Today, Google announced that they were introducing Real Time Search. It's a feed of stories that constantly updates on your search page with new sources, including Twitter, Facebook, MySpace, and other sources. (The videos they provide include search topics like "Obama" "Twilight Reviews" and "Traffic on 101.")
And they also announced Google Goggles, which is a photo search available on Android phones:
Use pictures to search the web.A picture is worth thousand words.No need to type your search anymore. Just take a picture.
Find out what businesses are nearby.Just point your phone at a store.
This is just the beginning - it's not quite perfect yet. Works well for some things, but not for all.
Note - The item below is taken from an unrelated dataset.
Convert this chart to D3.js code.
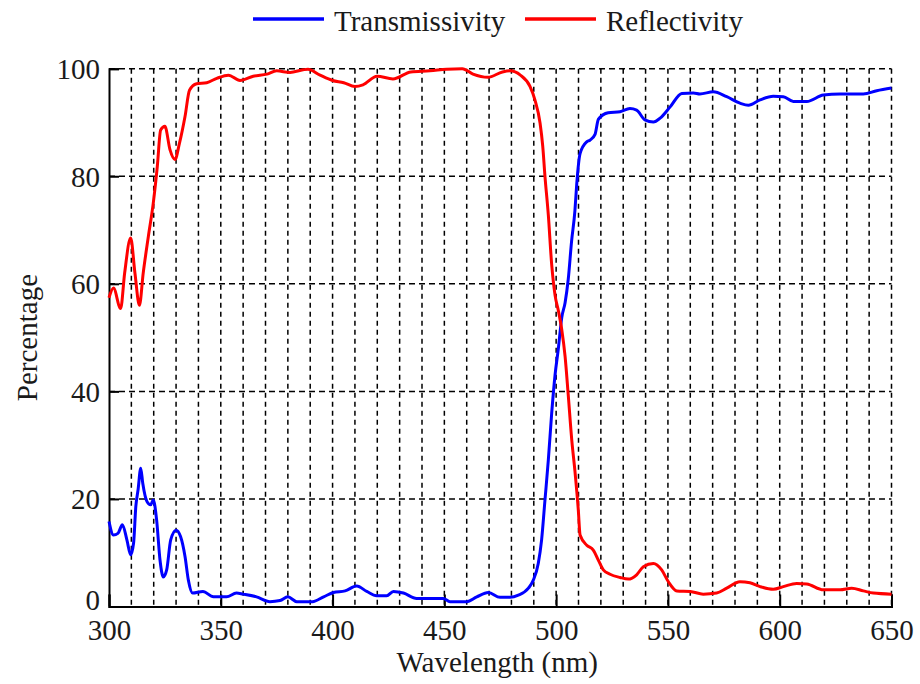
<!DOCTYPE html>
<html>
<head>
<meta charset="utf-8">
<script src="https://cdn.jsdelivr.net/npm/d3@7"></script>
<style>
  body { margin: 0; background: #fff; }
  svg text { font-family: "Liberation Serif", "Times New Roman", Times, "DejaVu Serif", "Noto Serif", serif; fill: #1a1a1a; }
</style>
</head>
<body>
<div id="chart"></div>
<script>
// wavelength (nm) / percentage
var transWave = [300, 302, 304, 306, 308, 309.7, 311, 312, 313, 314.2, 315.1, 317, 318.6, 319.8, 321.3, 322.8, 324.3, 325.8, 327.6, 330, 332, 334, 335.5, 337.4, 342, 346.7, 352.6, 357, 360, 366, 372, 376.5, 380, 384, 391, 396, 400.4, 405.6, 410.8, 415.3, 419.7, 424.2, 427.2, 431.7, 437.6, 449.5, 452.5, 460, 464.5, 469.7, 474.9, 479.4, 483.1, 487.6, 489.8, 492, 493.5, 495, 496.5, 498, 499.5, 501, 502.5, 504, 505.4, 506.9, 508.4, 509.2, 510.7, 513.7, 515.1, 517.4, 518.9, 523.3, 528.6, 533, 536, 539.7, 543.5, 546.5, 551, 556.2, 561.4, 564.3, 570.3, 576.3, 582.2, 586, 591.2, 597.1, 601.6, 606.1, 612.1, 619.5, 627, 637.4, 643.4, 650];
var transmissivity = [15.8, 13.3, 13.6, 15.2, 12.4, 9.6, 11.8, 18.6, 21.7, 25.7, 22.9, 19.5, 18.9, 19.8, 16.1, 8.7, 5.5, 6.8, 12.4, 14.2, 13, 9.3, 4.9, 2.5, 2.8, 1.8, 1.8, 2.5, 2.3, 1.8, 0.9, 1.1, 1.8, 0.9, 0.9, 1.8, 2.6, 2.9, 3.8, 2.8, 2.0, 2.0, 2.8, 2.5, 1.5, 1.5, 0.9, 0.9, 1.8, 2.6, 1.7, 1.7, 2.1, 3.4, 4.9, 8, 12.4, 19.8, 27.2, 35.9, 43, 48, 53.7, 56.5, 60.8, 67.9, 73.6, 78.5, 84.2, 86.4, 86.7, 87.8, 90.6, 91.8, 92, 92.6, 92.3, 90.5, 90.1, 90.8, 92.9, 95.4, 95.5, 95.3, 95.7, 94.8, 93.6, 93.2, 94.2, 94.9, 94.8, 93.9, 93.9, 95.1, 95.3, 95.3, 95.9, 96.4];

var reflWave = [300, 302, 305.2, 307, 309.7, 311.6, 313.6, 315.3, 317.6, 319.8, 321.6, 323.1, 325, 327.3, 329.5, 331.5, 334, 336, 339.2, 343.7, 348.2, 353.4, 358.6, 364.5, 370.7, 375, 381, 386.8, 389, 394.4, 400, 405, 410, 413.6, 419.9, 427, 435, 443.6, 451, 458, 462.8, 469.5, 476, 479.4, 484, 488.3, 490.5, 492.8, 494, 495, 496.5, 498, 499.5, 501, 502.5, 504, 505.4, 507, 508.4, 509.9, 510.7, 513.7, 516.6, 518.9, 521.1, 524.1, 528.6, 532.3, 536, 539, 543.5, 547.2, 550.2, 554, 560, 565.8, 571.8, 576.3, 582.2, 586.7, 591.2, 597.1, 601.6, 607.6, 612.1, 619.5, 627, 632.2, 637.4, 641.9, 650];
var reflectivity = [57.4, 59.2, 55.4, 62, 68.5, 62, 56, 62, 68.8, 75, 81.8, 88.6, 89.3, 84.9, 83.1, 86.1, 91.1, 96, 97.2, 97.4, 98.2, 98.8, 97.8, 98.6, 99, 99.6, 99.3, 99.8, 99.9, 98.8, 97.8, 97.4, 96.7, 97, 98.6, 98.1, 99.4, 99.6, 99.9, 100, 99, 98.4, 99.4, 99.6, 98.8, 96.7, 94.2, 89.9, 85.6, 80, 72.8, 63.6, 57.9, 55, 51.5, 46.5, 39.4, 30.9, 25.2, 18, 13.3, 11.4, 10.5, 8.6, 6.8, 6, 5.4, 5.1, 5.9, 7.4, 8, 6.8, 4.6, 2.9, 2.8, 2.3, 2.5, 3.4, 4.6, 4.4, 3.7, 3.2, 3.7, 4.3, 4.2, 3.1, 3.1, 3.4, 2.9, 2.5, 2.3];

var xTicks = [300, 350, 400, 450, 500, 550, 600, 650];
var yTicks = [0, 20, 40, 60, 80, 100];
var seriesNames = ['Transmissivity', 'Reflectivity'];
var seriesColors = ['#0000ff', '#ff0000'];

var serif = '"Liberation Serif", "Times New Roman", Times, "DejaVu Serif", "Noto Serif", serif';

var width = 920, height = 684;
var margin = {top: 68.7, right: 28.5, bottom: 77.5, left: 109};
var plotW = width - margin.left - margin.right,
    plotH = height - margin.top - margin.bottom;

var svg = d3.select('#chart').append('svg')
  .attr('width', width)
  .attr('height', height);

var g = svg.append('g')
  .attr('transform', 'translate(' + margin.left + ',' + margin.top + ')');

var x = d3.scaleLinear().domain([300, 650]).range([0, plotW]);
var y = d3.scaleLinear().domain([0, 100]).range([plotH, 0]);

// dashed grid, every 10 nm and every 20 %
g.append('g').selectAll('line')
  .data(d3.range(310, 651, 10))
  .enter().append('line')
  .attr('x1', function(d) { return x(d); })
  .attr('x2', function(d) { return x(d); })
  .attr('y1', 0)
  .attr('y2', plotH)
  .attr('stroke', '#000')
  .attr('stroke-width', 1.5)
  .attr('stroke-dasharray', '5,4');

g.append('g').selectAll('line')
  .data(yTicks.slice(1))
  .enter().append('line')
  .attr('x1', 0)
  .attr('x2', plotW)
  .attr('y1', function(d) { return y(d); })
  .attr('y2', function(d) { return y(d); })
  .attr('stroke', '#000')
  .attr('stroke-width', 1.5)
  .attr('stroke-dasharray', '6,4');

// axes
var xAxis = d3.axisBottom(x).tickValues(xTicks).tickSize(-12).tickPadding(13);
var yAxis = d3.axisLeft(y).tickValues(yTicks).tickSize(-10).tickPadding(9);

var gx = g.append('g')
  .attr('transform', 'translate(0,' + plotH + ')')
  .call(xAxis);
var gy = g.append('g').call(yAxis);

[gx, gy].forEach(function(a) {
  a.attr('font-family', serif).attr('font-size', 29);
  a.select('.domain').attr('stroke', '#000').attr('stroke-width', 2);
  a.selectAll('.tick line').attr('stroke', '#000').attr('stroke-width', 2);
  a.selectAll('.tick text').attr('fill', '#1a1a1a');
});
gx.selectAll('.tick text').attr('dy', '0.71em');
gy.selectAll('.tick text').attr('dy', function(d) { return d === 0 ? '0.1em' : '0.34em'; });

// curves
var line = d3.line()
  .x(function(d) { return x(d[0]); })
  .y(function(d) { return y(d[1]); })
  .curve(d3.curveMonotoneX);

var series = [
  d3.zip(transWave, transmissivity),
  d3.zip(reflWave, reflectivity)
];

g.selectAll('.curve')
  .data(series)
  .enter().append('path')
  .attr('class', 'curve')
  .attr('d', line)
  .attr('fill', 'none')
  .attr('stroke', function(d, i) { return seriesColors[i]; })
  .attr('stroke-width', 3)
  .attr('stroke-linejoin', 'round');

// axis titles
svg.append('text')
  .attr('x', margin.left + plotW / 2 - 3)
  .attr('y', 672)
  .attr('text-anchor', 'middle')
  .attr('font-family', serif)
  .attr('font-size', 29)
  .text('Wavelength (nm)');

svg.append('text')
  .attr('transform', 'translate(37,' + (margin.top + plotH / 2) + ') rotate(-90)')
  .attr('text-anchor', 'middle')
  .attr('font-family', serif)
  .attr('font-size', 29)
  .text('Percentage');

// legend
var legendX = [253, 525];
var legend = svg.selectAll('.legend')
  .data(seriesNames)
  .enter().append('g')
  .attr('class', 'legend')
  .attr('transform', function(d, i) { return 'translate(' + legendX[i] + ',19)'; });

legend.append('line')
  .attr('x1', 0).attr('x2', 71)
  .attr('stroke', function(d, i) { return seriesColors[i]; })
  .attr('stroke-width', 3.5);

legend.append('text')
  .attr('x', 81)
  .attr('y', 12)
  .attr('font-family', serif)
  .attr('font-size', 29)
  .text(function(d) { return d; });
</script>
</body>
</html>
I took a photo of an off-brand Mexican Spider-Man action figure (at left), and got exactly nothing in my search. Google couldn't identify it. Nor could it identify The Stranger, giving me a bunch of gobbledygook instead. It did nail the cover of The Financial Lives of the Poets, sending me to the Google Books result, Amazon, Jess Walter's website, and the publisher's site. It apparently can also identify landmarks, storefronts, logos, wine, and artwork. My favorite part, though, is that you can take a photo of a business card and it will import the information as a contact to your Google account. That actually seems quite useful to me, and it worked twice perfectly with two business cards I happen to have hanging around my desk.
So no, Google Goggles aren't perfect, but they do seem to do fine work at transforming real world text into searchable computer terms. None of this seems especially new to me—I already have a book-identifying scanner on my phone, and I know a few companies already make business card scanning software—but it is convenient, and much of Google's fortune is built on convenience. I'd call this another win for them.